__Your instructions__: Output the material word for word. Leave each picture out.

>> START

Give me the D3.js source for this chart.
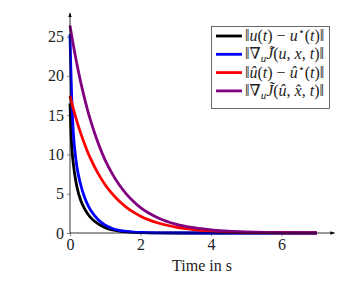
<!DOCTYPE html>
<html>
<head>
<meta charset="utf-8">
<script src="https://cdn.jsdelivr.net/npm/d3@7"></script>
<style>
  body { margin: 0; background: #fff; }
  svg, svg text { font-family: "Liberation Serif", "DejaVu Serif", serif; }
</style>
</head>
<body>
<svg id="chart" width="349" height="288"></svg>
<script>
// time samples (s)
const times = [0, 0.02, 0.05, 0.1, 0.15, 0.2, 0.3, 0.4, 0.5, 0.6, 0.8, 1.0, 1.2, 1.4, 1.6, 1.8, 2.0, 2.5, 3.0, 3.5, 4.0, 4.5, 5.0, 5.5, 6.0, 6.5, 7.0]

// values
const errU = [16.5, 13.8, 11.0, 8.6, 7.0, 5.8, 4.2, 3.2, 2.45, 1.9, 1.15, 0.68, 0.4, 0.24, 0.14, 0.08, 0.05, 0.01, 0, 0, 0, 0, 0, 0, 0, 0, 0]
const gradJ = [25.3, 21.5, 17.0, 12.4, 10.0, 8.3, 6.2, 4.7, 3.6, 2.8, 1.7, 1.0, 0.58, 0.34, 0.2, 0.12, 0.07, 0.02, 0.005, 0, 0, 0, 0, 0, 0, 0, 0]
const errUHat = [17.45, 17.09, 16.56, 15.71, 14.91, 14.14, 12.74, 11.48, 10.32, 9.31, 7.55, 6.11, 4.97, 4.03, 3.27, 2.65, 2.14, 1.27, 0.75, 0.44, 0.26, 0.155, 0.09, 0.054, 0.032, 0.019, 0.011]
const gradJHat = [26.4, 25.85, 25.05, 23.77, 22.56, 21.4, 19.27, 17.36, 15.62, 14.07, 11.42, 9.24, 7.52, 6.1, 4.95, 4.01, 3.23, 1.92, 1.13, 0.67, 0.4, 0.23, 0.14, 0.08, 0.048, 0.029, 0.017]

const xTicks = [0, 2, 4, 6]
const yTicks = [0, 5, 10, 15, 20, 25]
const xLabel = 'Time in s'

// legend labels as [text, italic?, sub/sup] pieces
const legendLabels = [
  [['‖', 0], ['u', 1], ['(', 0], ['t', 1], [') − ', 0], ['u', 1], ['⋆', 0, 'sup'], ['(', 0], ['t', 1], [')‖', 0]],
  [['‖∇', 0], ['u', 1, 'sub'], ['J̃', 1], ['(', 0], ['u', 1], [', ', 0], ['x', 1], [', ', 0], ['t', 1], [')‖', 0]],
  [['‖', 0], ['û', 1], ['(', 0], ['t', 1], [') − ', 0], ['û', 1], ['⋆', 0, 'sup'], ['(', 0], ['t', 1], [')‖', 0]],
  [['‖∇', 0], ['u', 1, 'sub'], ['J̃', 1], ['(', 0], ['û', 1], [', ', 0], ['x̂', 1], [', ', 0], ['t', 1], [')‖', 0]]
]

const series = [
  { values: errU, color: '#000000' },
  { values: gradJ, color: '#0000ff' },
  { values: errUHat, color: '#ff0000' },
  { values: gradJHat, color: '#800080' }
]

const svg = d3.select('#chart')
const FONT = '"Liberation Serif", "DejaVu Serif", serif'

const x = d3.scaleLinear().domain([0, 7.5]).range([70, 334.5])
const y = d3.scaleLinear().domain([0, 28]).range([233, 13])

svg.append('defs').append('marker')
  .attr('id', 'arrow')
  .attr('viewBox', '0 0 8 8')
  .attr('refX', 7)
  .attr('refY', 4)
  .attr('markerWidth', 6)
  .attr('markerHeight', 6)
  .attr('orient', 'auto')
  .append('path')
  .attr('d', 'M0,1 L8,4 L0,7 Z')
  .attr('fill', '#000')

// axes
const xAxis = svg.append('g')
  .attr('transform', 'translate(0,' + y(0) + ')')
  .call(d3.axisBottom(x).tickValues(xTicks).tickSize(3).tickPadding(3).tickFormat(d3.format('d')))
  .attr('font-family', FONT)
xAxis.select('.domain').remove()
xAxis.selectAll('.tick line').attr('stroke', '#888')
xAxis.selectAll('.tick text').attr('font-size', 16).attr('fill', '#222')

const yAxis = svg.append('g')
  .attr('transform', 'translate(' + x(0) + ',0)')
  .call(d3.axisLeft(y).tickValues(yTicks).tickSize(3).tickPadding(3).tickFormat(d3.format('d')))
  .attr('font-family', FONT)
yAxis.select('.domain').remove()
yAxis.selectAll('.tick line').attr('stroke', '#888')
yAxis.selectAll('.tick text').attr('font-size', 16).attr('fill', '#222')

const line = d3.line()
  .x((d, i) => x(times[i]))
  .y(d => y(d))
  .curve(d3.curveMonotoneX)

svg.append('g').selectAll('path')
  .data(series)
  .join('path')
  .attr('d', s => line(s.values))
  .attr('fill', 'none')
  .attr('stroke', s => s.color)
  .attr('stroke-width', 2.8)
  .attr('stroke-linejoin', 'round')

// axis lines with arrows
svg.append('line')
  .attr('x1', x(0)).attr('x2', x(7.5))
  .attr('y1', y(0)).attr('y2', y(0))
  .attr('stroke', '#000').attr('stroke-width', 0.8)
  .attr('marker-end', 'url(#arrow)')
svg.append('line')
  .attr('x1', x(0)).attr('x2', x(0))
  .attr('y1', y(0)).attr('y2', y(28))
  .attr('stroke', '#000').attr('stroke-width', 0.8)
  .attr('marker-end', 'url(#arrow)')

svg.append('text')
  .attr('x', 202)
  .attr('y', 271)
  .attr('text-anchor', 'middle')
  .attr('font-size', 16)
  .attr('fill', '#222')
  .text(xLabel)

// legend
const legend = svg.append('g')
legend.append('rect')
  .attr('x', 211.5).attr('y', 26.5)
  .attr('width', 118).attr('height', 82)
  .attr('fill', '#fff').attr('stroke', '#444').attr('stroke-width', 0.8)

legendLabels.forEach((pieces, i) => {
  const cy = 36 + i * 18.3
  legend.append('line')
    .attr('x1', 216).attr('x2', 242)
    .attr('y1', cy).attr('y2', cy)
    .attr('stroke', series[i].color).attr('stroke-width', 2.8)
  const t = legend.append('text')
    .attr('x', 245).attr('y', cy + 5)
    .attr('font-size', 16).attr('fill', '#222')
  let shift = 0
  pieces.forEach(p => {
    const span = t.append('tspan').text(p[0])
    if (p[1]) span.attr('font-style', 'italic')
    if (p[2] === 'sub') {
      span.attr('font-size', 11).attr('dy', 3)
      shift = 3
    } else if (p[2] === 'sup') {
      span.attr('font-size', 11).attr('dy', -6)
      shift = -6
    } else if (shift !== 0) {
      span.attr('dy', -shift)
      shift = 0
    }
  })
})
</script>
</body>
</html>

>> END

__Answer to the task__:
Give me the D3.js source for this chart.
<!DOCTYPE html>
<html>
<head>
<meta charset="utf-8">
<script src="https://cdn.jsdelivr.net/npm/d3@7"></script>
<style>
  body { margin: 0; background: #fff; }
  svg, svg text { font-family: "Liberation Serif", "DejaVu Serif", serif; }
</style>
</head>
<body>
<svg id="chart" width="349" height="288"></svg>
<script>
// time samples (s)
const times = [0, 0.02, 0.05, 0.1, 0.15, 0.2, 0.3, 0.4, 0.5, 0.6, 0.8, 1.0, 1.2, 1.4, 1.6, 1.8, 2.0, 2.5, 3.0, 3.5, 4.0, 4.5, 5.0, 5.5, 6.0, 6.5, 7.0]

// values
const errU = [16.5, 13.8, 11.0, 8.6, 7.0, 5.8, 4.2, 3.2, 2.45, 1.9, 1.15, 0.68, 0.4, 0.24, 0.14, 0.08, 0.05, 0.01, 0, 0, 0, 0, 0, 0, 0, 0, 0]
const gradJ = [25.3, 21.5, 17.0, 12.4, 10.0, 8.3, 6.2, 4.7, 3.6, 2.8, 1.7, 1.0, 0.58, 0.34, 0.2, 0.12, 0.07, 0.02, 0.005, 0, 0, 0, 0, 0, 0, 0, 0]
const errUHat = [17.45, 17.09, 16.56, 15.71, 14.91, 14.14, 12.74, 11.48, 10.32, 9.31, 7.55, 6.11, 4.97, 4.03, 3.27, 2.65, 2.14, 1.27, 0.75, 0.44, 0.26, 0.155, 0.09, 0.054, 0.032, 0.019, 0.011]
const gradJHat = [26.4, 25.85, 25.05, 23.77, 22.56, 21.4, 19.27, 17.36, 15.62, 14.07, 11.42, 9.24, 7.52, 6.1, 4.95, 4.01, 3.23, 1.92, 1.13, 0.67, 0.4, 0.23, 0.14, 0.08, 0.048, 0.029, 0.017]

const xTicks = [0, 2, 4, 6]
const yTicks = [0, 5, 10, 15, 20, 25]
const xLabel = 'Time in s'

// legend labels as [text, italic?, sub/sup] pieces
const legendLabels = [
  [['‖', 0], ['u', 1], ['(', 0], ['t', 1], [') − ', 0], ['u', 1], ['⋆', 0, 'sup'], ['(', 0], ['t', 1], [')‖', 0]],
  [['‖∇', 0], ['u', 1, 'sub'], ['J̃', 1], ['(', 0], ['u', 1], [', ', 0], ['x', 1], [', ', 0], ['t', 1], [')‖', 0]],
  [['‖', 0], ['û', 1], ['(', 0], ['t', 1], [') − ', 0], ['û', 1], ['⋆', 0, 'sup'], ['(', 0], ['t', 1], [')‖', 0]],
  [['‖∇', 0], ['u', 1, 'sub'], ['J̃', 1], ['(', 0], ['û', 1], [', ', 0], ['x̂', 1], [', ', 0], ['t', 1], [')‖', 0]]
]

const series = [
  { values: errU, color: '#000000' },
  { values: gradJ, color: '#0000ff' },
  { values: errUHat, color: '#ff0000' },
  { values: gradJHat, color: '#800080' }
]

const svg = d3.select('#chart')
const FONT = '"Liberation Serif", "DejaVu Serif", serif'

const x = d3.scaleLinear().domain([0, 7.5]).range([70, 334.5])
const y = d3.scaleLinear().domain([0, 28]).range([233, 13])

svg.append('defs').append('marker')
  .attr('id', 'arrow')
  .attr('viewBox', '0 0 8 8')
  .attr('refX', 7)
  .attr('refY', 4)
  .attr('markerWidth', 6)
  .attr('markerHeight', 6)
  .attr('orient', 'auto')
  .append('path')
  .attr('d', 'M0,1 L8,4 L0,7 Z')
  .attr('fill', '#000')

// axes
const xAxis = svg.append('g')
  .attr('transform', 'translate(0,' + y(0) + ')')
  .call(d3.axisBottom(x).tickValues(xTicks).tickSize(3).tickPadding(3).tickFormat(d3.format('d')))
  .attr('font-family', FONT)
xAxis.select('.domain').remove()
xAxis.selectAll('.tick line').attr('stroke', '#888')
xAxis.selectAll('.tick text').attr('font-size', 16).attr('fill', '#222')

const yAxis = svg.append('g')
  .attr('transform', 'translate(' + x(0) + ',0)')
  .call(d3.axisLeft(y).tickValues(yTicks).tickSize(3).tickPadding(3).tickFormat(d3.format('d')))
  .attr('font-family', FONT)
yAxis.select('.domain').remove()
yAxis.selectAll('.tick line').attr('stroke', '#888')
yAxis.selectAll('.tick text').attr('font-size', 16).attr('fill', '#222')

const line = d3.line()
  .x((d, i) => x(times[i]))
  .y(d => y(d))
  .curve(d3.curveMonotoneX)

svg.append('g').selectAll('path')
  .data(series)
  .join('path')
  .attr('d', s => line(s.values))
  .attr('fill', 'none')
  .attr('stroke', s => s.color)
  .attr('stroke-width', 2.8)
  .attr('stroke-linejoin', 'round')

// axis lines with arrows
svg.append('line')
  .attr('x1', x(0)).attr('x2', x(7.5))
  .attr('y1', y(0)).attr('y2', y(0))
  .attr('stroke', '#000').attr('stroke-width', 0.8)
  .attr('marker-end', 'url(#arrow)')
svg.append('line')
  .attr('x1', x(0)).attr('x2', x(0))
  .attr('y1', y(0)).attr('y2', y(28))
  .attr('stroke', '#000').attr('stroke-width', 0.8)
  .attr('marker-end', 'url(#arrow)')

svg.append('text')
  .attr('x', 202)
  .attr('y', 271)
  .attr('text-anchor', 'middle')
  .attr('font-size', 16)
  .attr('fill', '#222')
  .text(xLabel)

// legend
const legend = svg.append('g')
legend.append('rect')
  .attr('x', 211.5).attr('y', 26.5)
  .attr('width', 118).attr('height', 82)
  .attr('fill', '#fff').attr('stroke', '#444').attr('stroke-width', 0.8)

legendLabels.forEach((pieces, i) => {
  const cy = 36 + i * 18.3
  legend.append('line')
    .attr('x1', 216).attr('x2', 242)
    .attr('y1', cy).attr('y2', cy)
    .attr('stroke', series[i].color).attr('stroke-width', 2.8)
  const t = legend.append('text')
    .attr('x', 245).attr('y', cy + 5)
    .attr('font-size', 16).attr('fill', '#222')
  let shift = 0
  pieces.forEach(p => {
    const span = t.append('tspan').text(p[0])
    if (p[1]) span.attr('font-style', 'italic')
    if (p[2] === 'sub') {
      span.attr('font-size', 11).attr('dy', 3)
      shift = 3
    } else if (p[2] === 'sup') {
      span.attr('font-size', 11).attr('dy', -6)
      shift = -6
    } else if (shift !== 0) {
      span.attr('dy', -shift)
      shift = 0
    }
  })
})
</script>
</body>
</html>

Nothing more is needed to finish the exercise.